● Objective
Every line that includes the word "this" is to be listed.

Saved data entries
• • • •
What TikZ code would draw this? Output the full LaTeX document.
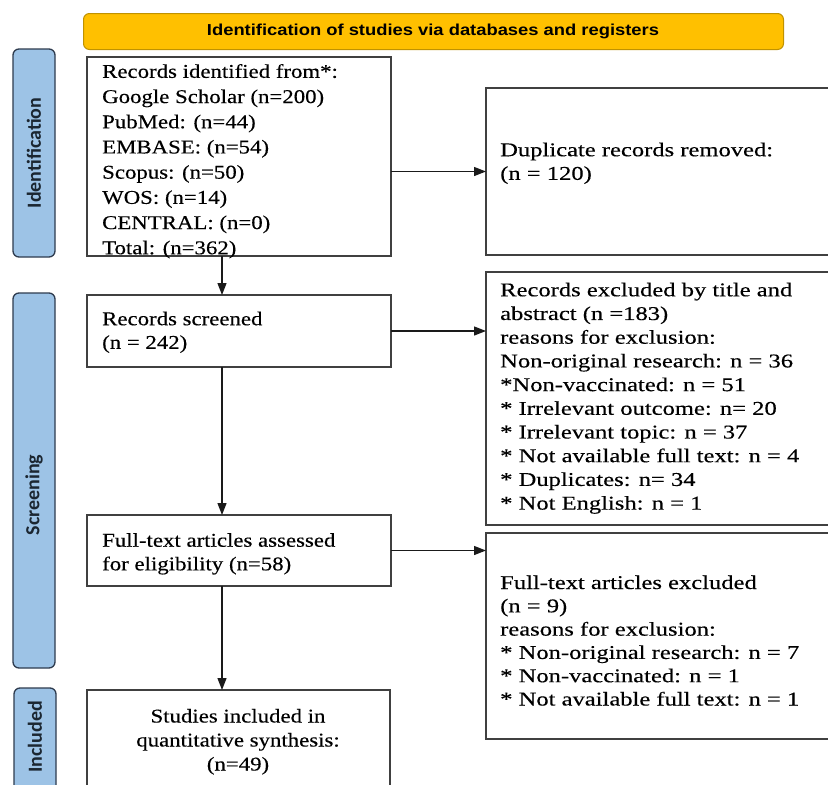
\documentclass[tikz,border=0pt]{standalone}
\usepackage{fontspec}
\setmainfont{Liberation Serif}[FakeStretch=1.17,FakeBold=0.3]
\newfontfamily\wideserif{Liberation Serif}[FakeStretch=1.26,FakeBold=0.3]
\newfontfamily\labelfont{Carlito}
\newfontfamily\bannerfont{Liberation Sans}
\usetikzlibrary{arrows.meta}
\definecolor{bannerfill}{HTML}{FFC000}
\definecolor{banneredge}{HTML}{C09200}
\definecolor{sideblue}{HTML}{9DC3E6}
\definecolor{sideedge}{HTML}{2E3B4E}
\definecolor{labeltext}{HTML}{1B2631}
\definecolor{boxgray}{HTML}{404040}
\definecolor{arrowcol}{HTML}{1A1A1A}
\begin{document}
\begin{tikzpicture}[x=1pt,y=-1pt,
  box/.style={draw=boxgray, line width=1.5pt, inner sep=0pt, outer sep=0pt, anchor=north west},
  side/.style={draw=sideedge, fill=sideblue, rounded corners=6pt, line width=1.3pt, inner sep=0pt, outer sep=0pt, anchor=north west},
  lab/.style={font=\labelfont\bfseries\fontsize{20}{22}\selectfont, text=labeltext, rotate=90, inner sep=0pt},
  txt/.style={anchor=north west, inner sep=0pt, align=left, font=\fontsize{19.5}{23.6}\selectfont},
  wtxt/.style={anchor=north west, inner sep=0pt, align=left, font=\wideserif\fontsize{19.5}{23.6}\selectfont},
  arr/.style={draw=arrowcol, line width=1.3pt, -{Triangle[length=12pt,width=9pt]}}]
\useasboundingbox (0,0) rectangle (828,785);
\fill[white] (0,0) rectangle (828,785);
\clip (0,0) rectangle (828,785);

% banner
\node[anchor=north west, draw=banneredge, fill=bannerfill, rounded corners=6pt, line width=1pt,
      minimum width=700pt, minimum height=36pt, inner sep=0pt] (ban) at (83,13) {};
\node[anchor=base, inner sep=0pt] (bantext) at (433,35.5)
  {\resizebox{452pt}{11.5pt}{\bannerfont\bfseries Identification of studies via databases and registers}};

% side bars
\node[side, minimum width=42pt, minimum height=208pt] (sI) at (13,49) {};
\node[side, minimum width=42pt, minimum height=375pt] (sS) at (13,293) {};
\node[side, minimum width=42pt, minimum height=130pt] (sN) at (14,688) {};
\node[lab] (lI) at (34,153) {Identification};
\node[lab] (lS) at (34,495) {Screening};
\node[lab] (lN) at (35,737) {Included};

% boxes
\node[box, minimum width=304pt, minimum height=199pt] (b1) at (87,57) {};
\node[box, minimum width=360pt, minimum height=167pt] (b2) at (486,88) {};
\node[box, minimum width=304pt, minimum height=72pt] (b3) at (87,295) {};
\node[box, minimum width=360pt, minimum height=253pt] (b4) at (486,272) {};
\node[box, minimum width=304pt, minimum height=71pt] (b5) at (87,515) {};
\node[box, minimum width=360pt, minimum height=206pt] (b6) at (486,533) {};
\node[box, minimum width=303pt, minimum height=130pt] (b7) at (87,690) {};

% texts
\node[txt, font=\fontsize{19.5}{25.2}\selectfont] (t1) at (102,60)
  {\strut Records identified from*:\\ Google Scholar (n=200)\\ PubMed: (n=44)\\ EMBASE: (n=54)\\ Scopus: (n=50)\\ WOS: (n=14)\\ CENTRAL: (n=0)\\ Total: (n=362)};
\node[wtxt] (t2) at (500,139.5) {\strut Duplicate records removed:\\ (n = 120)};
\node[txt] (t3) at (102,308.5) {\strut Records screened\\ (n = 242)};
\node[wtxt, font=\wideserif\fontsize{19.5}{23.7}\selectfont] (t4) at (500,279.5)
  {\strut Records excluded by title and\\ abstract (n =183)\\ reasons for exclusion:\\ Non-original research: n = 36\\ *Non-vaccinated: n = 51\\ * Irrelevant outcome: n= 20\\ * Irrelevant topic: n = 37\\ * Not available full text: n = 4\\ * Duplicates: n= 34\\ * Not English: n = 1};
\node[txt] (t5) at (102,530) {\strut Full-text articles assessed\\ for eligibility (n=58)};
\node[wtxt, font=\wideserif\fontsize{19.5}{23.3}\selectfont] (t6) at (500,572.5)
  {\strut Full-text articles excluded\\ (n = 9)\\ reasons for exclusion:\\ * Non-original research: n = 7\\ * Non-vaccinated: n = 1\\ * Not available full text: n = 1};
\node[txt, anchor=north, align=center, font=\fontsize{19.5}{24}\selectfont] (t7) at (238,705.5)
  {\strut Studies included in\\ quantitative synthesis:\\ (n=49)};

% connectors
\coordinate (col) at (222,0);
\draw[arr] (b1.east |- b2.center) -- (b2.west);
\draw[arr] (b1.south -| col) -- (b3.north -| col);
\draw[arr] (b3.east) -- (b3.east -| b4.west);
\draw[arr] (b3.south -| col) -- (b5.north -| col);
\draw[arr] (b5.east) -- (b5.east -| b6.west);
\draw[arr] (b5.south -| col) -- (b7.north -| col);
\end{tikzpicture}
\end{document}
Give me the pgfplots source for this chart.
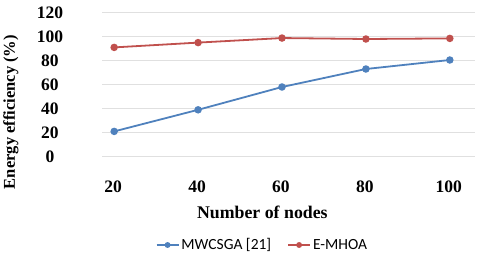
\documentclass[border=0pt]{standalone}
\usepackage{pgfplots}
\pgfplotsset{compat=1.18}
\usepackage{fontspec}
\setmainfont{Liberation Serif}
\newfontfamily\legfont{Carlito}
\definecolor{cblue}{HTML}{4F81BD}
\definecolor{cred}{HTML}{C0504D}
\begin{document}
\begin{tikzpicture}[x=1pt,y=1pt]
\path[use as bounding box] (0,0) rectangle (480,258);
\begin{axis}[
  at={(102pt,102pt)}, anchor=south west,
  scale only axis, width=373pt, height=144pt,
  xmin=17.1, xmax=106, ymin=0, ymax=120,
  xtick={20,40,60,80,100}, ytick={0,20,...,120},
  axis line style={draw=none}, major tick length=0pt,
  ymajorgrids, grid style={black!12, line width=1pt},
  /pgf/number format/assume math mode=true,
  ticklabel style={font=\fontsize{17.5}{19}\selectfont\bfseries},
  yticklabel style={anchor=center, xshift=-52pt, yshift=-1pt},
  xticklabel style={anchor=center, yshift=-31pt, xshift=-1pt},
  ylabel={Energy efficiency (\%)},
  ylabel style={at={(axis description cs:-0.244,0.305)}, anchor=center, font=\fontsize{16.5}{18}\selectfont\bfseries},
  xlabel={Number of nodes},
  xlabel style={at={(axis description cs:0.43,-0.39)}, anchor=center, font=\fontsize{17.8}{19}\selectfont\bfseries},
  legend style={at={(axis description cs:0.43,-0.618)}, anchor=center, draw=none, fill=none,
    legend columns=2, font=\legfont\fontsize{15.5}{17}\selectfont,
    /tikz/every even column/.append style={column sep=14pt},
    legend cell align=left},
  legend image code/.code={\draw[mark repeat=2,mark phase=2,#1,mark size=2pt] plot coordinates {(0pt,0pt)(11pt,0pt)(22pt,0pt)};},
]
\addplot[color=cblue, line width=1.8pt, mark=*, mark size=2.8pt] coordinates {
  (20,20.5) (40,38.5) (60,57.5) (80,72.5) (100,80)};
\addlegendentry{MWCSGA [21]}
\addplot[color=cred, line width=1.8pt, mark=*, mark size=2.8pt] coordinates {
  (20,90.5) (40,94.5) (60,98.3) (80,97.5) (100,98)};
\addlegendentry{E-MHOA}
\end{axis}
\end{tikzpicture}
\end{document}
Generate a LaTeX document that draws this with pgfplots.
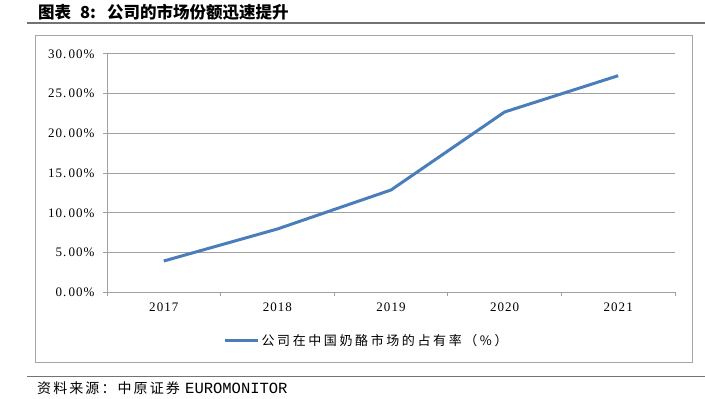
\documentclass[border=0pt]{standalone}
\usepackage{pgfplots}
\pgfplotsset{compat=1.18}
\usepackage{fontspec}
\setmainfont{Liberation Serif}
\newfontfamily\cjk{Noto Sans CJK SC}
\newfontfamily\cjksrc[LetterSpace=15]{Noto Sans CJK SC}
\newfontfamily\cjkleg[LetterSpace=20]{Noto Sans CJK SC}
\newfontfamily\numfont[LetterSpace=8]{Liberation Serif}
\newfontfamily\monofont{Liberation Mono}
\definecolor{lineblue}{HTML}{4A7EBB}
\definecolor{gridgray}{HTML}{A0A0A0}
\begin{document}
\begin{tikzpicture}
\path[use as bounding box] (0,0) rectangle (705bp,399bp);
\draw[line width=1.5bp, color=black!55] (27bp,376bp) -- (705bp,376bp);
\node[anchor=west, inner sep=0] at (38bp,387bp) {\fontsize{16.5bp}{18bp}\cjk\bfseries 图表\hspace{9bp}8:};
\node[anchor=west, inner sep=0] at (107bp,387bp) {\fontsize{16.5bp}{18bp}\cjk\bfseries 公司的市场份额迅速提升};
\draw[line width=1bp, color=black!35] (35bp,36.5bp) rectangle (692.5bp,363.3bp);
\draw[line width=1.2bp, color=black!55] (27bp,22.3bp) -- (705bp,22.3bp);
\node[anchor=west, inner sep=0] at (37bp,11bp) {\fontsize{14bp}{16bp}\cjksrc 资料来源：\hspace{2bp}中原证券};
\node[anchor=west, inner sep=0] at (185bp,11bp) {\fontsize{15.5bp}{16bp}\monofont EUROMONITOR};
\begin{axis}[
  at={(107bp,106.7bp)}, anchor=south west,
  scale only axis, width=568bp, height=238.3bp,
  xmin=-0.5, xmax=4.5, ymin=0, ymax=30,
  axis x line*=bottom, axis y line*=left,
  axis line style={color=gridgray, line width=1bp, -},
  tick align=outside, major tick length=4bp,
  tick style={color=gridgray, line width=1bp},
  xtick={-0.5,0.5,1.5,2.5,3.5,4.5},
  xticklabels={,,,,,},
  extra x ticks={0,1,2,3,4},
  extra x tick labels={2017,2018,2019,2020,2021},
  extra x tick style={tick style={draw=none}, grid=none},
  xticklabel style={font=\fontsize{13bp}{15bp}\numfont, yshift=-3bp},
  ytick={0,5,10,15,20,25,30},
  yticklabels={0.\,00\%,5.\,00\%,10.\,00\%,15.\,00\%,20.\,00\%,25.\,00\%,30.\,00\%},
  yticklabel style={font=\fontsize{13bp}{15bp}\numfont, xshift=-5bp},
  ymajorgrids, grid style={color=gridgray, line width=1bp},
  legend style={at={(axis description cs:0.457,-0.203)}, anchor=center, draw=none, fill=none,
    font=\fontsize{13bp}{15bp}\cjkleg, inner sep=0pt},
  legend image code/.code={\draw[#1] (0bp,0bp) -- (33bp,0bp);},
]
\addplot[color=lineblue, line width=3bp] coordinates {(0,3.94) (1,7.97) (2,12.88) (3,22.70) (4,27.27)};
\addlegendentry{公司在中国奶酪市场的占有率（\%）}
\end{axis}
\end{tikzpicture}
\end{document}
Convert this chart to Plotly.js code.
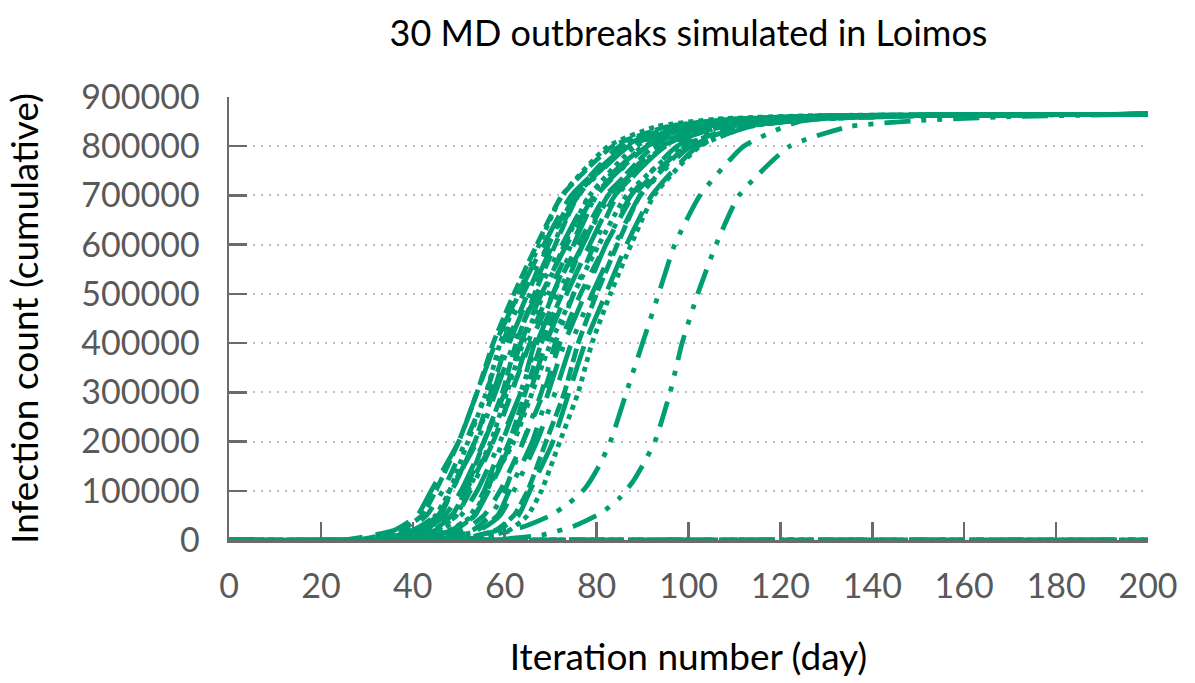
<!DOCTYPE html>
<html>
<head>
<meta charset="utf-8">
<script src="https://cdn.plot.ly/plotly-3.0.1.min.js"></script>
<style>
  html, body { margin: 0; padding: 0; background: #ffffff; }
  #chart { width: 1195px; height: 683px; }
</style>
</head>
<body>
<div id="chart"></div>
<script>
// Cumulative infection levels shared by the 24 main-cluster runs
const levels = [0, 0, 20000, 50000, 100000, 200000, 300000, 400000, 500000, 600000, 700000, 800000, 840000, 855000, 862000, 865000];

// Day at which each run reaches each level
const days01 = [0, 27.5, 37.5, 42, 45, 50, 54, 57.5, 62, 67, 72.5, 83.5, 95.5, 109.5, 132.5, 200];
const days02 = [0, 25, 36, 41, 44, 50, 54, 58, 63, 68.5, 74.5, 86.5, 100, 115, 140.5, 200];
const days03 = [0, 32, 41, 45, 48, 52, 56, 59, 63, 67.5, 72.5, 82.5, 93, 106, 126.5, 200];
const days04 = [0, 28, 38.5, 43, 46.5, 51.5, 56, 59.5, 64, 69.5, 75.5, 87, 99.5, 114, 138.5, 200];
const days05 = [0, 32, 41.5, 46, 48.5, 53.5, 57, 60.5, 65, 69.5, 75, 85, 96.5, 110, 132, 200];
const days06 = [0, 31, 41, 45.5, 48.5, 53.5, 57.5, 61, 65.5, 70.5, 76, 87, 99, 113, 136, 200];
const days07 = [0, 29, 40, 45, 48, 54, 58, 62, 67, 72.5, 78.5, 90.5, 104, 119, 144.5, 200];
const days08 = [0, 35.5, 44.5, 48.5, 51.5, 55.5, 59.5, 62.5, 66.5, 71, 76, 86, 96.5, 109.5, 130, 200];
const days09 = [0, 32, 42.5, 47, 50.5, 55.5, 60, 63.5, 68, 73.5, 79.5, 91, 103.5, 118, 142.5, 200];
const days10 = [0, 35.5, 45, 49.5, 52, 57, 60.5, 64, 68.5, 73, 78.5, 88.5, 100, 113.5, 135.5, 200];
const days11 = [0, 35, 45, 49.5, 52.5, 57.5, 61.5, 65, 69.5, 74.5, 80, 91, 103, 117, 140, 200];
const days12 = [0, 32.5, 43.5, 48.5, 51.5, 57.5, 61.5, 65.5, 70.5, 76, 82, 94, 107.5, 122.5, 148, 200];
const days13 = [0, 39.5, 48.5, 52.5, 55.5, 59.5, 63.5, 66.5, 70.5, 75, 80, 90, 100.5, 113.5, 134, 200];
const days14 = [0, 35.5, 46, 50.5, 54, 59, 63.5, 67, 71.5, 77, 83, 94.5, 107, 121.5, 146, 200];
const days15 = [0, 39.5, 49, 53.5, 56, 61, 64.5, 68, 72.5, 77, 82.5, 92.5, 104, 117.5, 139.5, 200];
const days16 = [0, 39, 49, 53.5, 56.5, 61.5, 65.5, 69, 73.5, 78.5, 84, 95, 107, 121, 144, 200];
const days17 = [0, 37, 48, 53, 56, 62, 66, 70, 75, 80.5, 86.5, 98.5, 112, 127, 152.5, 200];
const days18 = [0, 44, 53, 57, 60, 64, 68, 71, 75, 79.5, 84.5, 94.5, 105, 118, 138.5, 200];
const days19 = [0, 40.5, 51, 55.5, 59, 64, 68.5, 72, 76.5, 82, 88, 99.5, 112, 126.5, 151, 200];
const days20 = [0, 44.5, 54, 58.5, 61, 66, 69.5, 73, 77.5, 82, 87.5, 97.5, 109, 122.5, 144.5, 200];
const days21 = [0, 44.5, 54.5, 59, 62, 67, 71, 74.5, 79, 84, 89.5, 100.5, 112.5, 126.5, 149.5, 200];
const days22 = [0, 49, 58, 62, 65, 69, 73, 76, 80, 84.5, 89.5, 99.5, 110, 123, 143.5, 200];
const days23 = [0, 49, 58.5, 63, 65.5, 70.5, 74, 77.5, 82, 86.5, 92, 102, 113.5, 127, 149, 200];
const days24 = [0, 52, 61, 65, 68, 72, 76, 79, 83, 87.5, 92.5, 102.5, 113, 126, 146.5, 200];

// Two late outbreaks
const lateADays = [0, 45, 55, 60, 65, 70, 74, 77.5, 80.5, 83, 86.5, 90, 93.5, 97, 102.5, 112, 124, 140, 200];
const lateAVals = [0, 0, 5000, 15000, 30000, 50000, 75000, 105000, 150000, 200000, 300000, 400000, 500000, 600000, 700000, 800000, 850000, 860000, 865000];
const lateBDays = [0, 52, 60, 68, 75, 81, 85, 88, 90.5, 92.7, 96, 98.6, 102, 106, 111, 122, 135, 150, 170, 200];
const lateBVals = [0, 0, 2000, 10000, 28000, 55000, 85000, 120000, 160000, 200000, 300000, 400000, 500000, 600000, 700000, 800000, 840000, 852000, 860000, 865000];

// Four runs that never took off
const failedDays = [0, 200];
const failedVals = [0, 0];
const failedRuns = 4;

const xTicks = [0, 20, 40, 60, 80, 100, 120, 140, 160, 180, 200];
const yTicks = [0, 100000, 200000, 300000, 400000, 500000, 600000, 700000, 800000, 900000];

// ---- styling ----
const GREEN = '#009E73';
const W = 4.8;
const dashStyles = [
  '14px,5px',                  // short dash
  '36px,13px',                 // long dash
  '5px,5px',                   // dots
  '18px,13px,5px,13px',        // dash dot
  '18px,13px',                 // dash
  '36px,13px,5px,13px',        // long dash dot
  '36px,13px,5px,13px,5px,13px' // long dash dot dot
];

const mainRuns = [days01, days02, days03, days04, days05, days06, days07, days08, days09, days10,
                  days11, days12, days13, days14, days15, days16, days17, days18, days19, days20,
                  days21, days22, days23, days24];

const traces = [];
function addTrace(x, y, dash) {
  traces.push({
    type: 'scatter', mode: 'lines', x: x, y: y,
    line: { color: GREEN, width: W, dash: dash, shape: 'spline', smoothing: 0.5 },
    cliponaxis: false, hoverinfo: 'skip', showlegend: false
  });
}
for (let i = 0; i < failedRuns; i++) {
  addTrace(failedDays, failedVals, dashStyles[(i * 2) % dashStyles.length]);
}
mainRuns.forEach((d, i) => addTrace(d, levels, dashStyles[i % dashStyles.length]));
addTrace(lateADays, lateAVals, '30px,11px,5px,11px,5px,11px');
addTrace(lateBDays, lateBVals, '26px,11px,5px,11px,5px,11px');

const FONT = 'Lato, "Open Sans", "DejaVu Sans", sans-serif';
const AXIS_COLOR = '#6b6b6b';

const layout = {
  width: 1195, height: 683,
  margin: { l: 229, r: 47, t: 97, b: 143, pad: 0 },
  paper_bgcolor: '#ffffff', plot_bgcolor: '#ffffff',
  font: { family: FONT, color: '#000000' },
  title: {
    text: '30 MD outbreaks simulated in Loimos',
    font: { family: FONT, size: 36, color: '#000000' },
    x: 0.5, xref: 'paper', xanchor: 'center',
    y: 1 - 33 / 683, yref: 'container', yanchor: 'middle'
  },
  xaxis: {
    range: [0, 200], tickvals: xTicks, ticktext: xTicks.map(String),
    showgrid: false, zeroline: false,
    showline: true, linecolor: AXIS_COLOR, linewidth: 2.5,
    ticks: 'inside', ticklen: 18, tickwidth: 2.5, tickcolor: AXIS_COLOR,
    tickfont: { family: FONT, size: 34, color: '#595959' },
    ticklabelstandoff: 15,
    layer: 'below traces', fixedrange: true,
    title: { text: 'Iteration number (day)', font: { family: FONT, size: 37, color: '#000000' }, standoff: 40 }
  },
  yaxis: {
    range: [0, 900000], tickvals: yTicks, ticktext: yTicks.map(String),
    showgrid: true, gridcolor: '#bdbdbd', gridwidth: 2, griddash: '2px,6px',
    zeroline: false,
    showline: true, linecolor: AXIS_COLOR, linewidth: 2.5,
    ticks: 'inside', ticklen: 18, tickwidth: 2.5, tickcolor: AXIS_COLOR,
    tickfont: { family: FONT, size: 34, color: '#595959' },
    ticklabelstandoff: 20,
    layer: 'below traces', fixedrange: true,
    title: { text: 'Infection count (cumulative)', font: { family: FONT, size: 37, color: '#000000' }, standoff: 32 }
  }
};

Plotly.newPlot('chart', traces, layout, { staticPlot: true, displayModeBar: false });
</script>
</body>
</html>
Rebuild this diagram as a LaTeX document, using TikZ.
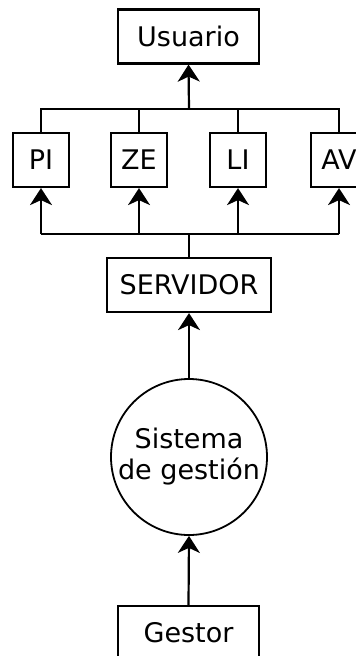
• • • •
● The reply
What TikZ code would draw this? Output the full LaTeX document.
Give me the pgfplots source for this chart.
Generate a LaTeX document that draws this with pgfplots.
Convert this chart to Plotly.js code.
Rebuild this diagram as a LaTeX document, using TikZ.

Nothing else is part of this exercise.